# << Zaha Hadid first building in Barcelona: Spiralling Tower >>



## Urban Dave (Apr 18, 2004)

Zaha Hadid Tower, NEW PROJECT!
http://bcnip.blogsome.com/2006/05/05/spiralling-tower-zaha-hadid/
http://bcnip.blogsome.com/2006/05/04/informacion-del-ayuntamiento-sobre-el-spiralling-tower/
http://bcnip.blogsome.com/2006/05/04/spiralling-tower-edificio-de-zaha-hadid-en-el-forum/

The tower will be built very near to the Forum Building in a new development zone, were a brand new university will be built. Tower will hold an auditorium and offices for bussiness related with the university.


----------



## Gabe (Jul 24, 2003)




----------



## CODEKAGS (Sep 6, 2005)

*I LOVE HADID'S WORK.*


----------



## steveowevo (Jan 27, 2006)

Looks like a bunch of books or folders stacked on top of eachother.
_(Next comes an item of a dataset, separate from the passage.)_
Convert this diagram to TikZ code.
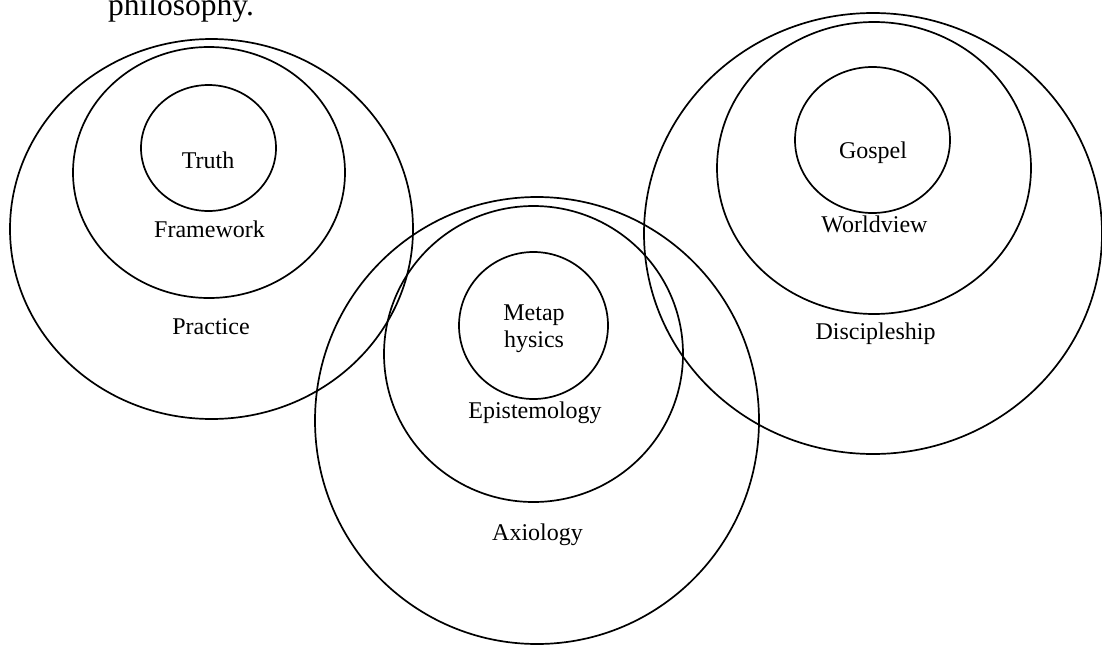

But I like it.


----------



## Bitxofo (Feb 3, 2005)

I like it a lot, but it is only 48 metres high...
:dunno:


----------



## Arpels (Aug 9, 2004)

cool designe :yes:


----------



## Candy (Feb 17, 2005)

I'm not a big fan of Zaha Hadid, because her designs are usually very brutal and dark, but this one really looks great with the spaceage-like white exterior and blueish windows


----------



## zee (Nov 30, 2005)

i love zaha hadid's work...she is one of my favourite architects


----------



## Techno-Architect (Apr 9, 2005)

Amazing Deconstructive work ~!!


----------



## Erebus555 (Apr 21, 2006)

Hadid proves that it doesnt have to be tall to be beautiful with this design. I'm not sure if it would fit into Barcelonas curvaceous atmosphere of architecure though.


----------



## mac71 (Dec 14, 2005)

:runaway: Wow! I love it. When will it be built?


----------



## Hush (Sep 3, 2004)

bitxofo said:


> I like it a lot, but it is only 48 metres high...
> :dunno:


it is only 48 meters TALL


----------



## Extrematurensis (Feb 26, 2006)

Trully amazing!. I hope it gets built. It is another beautiful building in Spain.


----------



## The Great Arch (Mar 22, 2011)

can the woman not build like a loon?! She has so many many unnecessary sharp angles that really have no purpose what so ever. Why?
It's like designing a piece of paper with 5 corners and bizarre angles 

http://archiendo.blogspot.com/2011/03/zaha-unveils-new-brand-of-paper.html

It's mental I say, pure mental.


----------



## Melb_aviator (Aug 28, 2007)

I like some of her work, but really do not see this as anything special. 

Decent addition to the cityscape though.


----------